**SET TASK:** Count lines with the string "this" in them. State the number alone.

━━━━━ DATA PROVIDED ━━━━━

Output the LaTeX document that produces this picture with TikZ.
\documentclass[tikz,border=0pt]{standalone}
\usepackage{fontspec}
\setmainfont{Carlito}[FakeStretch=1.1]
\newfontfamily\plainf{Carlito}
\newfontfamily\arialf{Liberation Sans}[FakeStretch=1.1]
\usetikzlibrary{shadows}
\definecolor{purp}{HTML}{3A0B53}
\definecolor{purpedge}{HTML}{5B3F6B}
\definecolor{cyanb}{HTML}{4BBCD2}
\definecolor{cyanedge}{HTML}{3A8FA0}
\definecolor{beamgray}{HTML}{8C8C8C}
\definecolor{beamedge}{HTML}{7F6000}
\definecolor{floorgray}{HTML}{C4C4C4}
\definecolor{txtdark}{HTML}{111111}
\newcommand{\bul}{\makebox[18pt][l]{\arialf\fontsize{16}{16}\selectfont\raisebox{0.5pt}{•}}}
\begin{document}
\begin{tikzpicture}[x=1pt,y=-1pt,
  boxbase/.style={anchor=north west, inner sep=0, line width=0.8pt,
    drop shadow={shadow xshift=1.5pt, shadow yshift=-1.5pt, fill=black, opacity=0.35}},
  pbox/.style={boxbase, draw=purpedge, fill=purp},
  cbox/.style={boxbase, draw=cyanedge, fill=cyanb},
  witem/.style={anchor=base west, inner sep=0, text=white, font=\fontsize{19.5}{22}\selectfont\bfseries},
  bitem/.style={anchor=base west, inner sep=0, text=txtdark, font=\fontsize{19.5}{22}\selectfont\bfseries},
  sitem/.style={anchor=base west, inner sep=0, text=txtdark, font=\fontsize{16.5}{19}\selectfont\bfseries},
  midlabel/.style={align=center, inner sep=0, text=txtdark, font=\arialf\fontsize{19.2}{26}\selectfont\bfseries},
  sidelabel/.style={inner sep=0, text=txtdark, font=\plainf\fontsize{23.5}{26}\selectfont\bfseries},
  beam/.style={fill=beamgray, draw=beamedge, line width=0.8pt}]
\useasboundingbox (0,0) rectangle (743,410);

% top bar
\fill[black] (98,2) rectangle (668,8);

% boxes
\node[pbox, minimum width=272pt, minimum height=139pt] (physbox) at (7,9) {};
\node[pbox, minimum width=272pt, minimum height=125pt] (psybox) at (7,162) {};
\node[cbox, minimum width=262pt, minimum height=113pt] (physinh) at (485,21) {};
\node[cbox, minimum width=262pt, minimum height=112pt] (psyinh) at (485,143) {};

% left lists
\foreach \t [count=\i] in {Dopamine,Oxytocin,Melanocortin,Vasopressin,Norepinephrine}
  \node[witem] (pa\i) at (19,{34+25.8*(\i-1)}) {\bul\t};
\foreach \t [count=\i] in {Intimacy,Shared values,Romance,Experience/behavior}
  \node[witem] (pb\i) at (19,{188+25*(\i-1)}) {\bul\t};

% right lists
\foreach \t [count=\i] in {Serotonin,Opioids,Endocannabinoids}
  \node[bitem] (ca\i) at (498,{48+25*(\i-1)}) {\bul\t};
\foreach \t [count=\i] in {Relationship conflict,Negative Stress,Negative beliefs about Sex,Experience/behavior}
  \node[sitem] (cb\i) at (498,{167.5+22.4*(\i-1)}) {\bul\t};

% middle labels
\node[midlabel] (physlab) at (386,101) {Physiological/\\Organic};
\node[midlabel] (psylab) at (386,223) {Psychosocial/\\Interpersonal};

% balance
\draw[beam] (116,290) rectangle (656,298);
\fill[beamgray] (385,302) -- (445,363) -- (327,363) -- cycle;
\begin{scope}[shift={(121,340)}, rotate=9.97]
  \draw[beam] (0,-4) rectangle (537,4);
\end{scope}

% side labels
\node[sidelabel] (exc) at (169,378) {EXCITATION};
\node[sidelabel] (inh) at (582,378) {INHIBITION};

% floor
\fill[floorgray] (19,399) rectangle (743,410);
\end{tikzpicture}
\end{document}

━━━━━
━━━━━ DATA PROVIDED ━━━━━

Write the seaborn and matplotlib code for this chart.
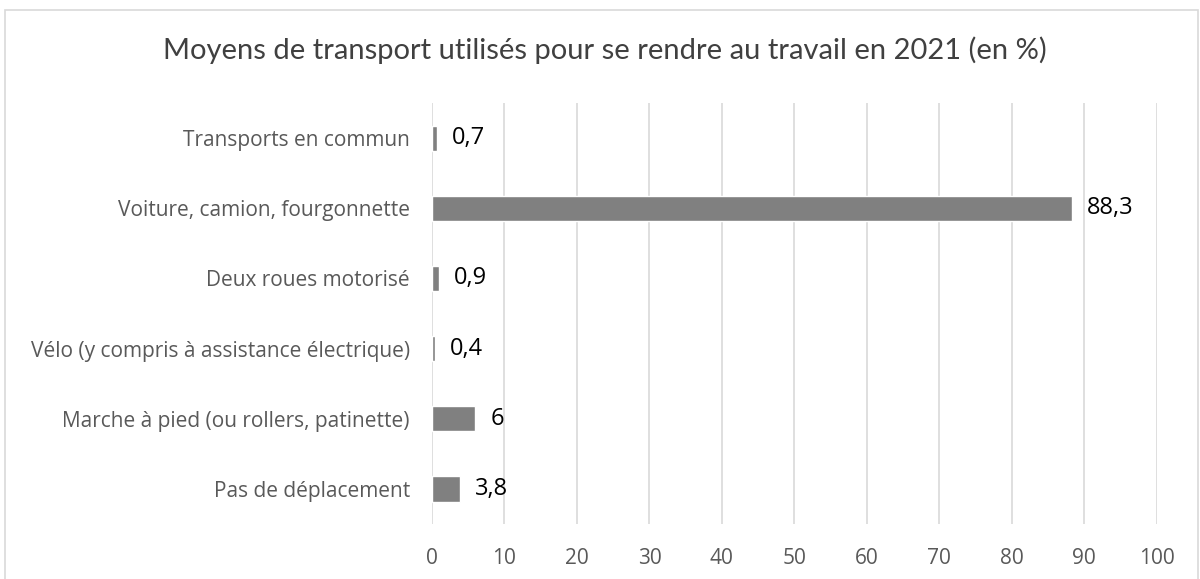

━━━━━
━━━━━ DATA PROVIDED ━━━━━

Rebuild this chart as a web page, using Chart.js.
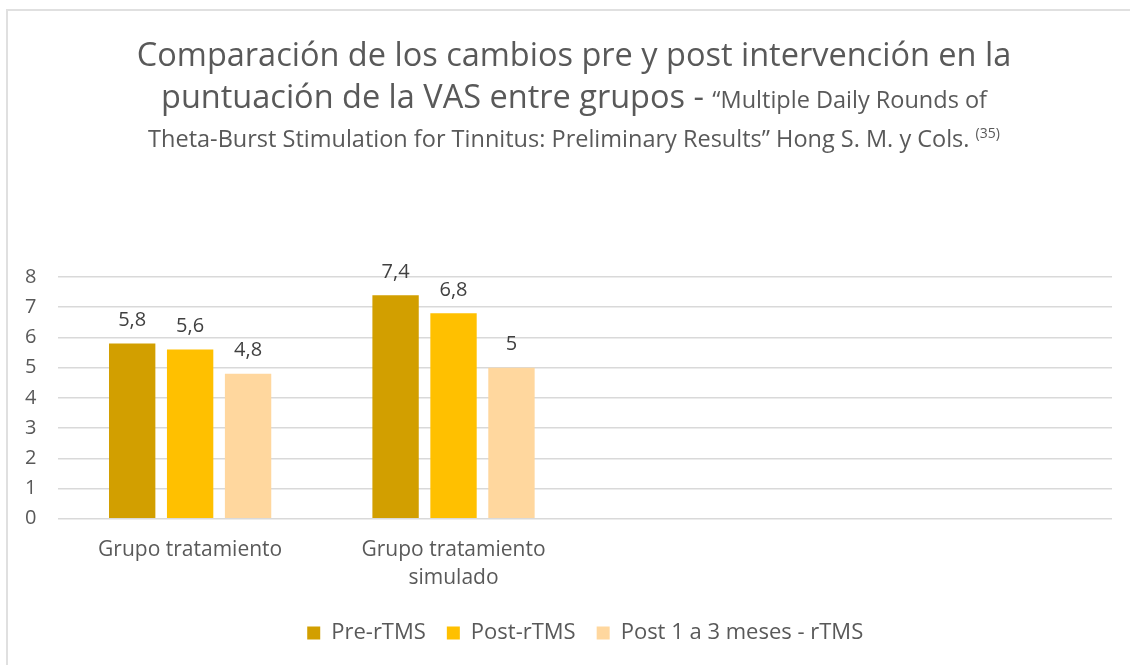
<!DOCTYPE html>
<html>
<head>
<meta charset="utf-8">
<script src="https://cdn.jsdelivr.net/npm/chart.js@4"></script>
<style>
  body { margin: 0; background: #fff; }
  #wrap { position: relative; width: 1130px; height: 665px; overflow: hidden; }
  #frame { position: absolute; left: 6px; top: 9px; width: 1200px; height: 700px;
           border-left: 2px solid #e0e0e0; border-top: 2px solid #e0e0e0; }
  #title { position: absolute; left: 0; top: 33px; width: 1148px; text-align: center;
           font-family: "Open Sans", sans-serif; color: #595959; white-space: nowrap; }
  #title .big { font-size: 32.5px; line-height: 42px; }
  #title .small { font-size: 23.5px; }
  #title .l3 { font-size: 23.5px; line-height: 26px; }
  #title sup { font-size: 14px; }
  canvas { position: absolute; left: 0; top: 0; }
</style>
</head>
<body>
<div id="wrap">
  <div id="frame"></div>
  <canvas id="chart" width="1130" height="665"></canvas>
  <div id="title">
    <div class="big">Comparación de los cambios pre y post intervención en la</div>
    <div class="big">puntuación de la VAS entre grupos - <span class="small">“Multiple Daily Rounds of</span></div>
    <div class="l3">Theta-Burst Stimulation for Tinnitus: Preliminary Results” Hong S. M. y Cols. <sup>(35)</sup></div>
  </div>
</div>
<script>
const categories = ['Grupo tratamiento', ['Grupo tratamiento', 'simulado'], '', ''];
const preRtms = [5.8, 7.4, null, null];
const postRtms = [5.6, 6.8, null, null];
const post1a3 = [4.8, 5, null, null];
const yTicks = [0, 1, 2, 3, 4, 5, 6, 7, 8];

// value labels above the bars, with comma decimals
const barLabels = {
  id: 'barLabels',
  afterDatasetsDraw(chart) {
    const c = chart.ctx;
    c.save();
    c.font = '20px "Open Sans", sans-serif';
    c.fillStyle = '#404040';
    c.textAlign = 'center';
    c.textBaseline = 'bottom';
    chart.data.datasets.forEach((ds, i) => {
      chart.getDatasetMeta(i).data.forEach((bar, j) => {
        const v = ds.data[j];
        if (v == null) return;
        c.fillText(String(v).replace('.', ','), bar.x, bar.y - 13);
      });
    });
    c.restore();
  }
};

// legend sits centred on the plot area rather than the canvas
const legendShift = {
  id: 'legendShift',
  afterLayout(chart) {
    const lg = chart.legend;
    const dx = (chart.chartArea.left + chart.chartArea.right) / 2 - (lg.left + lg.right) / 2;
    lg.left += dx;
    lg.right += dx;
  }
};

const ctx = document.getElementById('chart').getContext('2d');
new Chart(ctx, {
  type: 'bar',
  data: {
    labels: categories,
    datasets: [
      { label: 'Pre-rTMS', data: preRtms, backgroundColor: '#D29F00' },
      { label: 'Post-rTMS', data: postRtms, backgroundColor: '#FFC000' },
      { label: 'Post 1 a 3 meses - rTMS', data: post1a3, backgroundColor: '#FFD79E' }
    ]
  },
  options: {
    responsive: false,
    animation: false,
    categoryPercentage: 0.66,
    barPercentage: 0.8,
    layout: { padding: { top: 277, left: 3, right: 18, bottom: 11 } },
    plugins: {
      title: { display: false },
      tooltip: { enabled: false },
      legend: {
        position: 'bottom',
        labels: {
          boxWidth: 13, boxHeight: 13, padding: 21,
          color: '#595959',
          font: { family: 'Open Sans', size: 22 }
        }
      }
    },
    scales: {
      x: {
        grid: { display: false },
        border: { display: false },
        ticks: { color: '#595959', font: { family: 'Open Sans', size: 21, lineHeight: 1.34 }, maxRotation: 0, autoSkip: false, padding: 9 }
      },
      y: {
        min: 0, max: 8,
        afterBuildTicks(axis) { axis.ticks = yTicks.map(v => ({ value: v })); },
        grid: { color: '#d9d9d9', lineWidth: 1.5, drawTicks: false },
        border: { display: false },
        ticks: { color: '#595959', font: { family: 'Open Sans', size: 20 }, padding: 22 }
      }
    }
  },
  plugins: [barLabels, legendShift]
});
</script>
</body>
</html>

━━━━━

**THE SOLUTION:** 3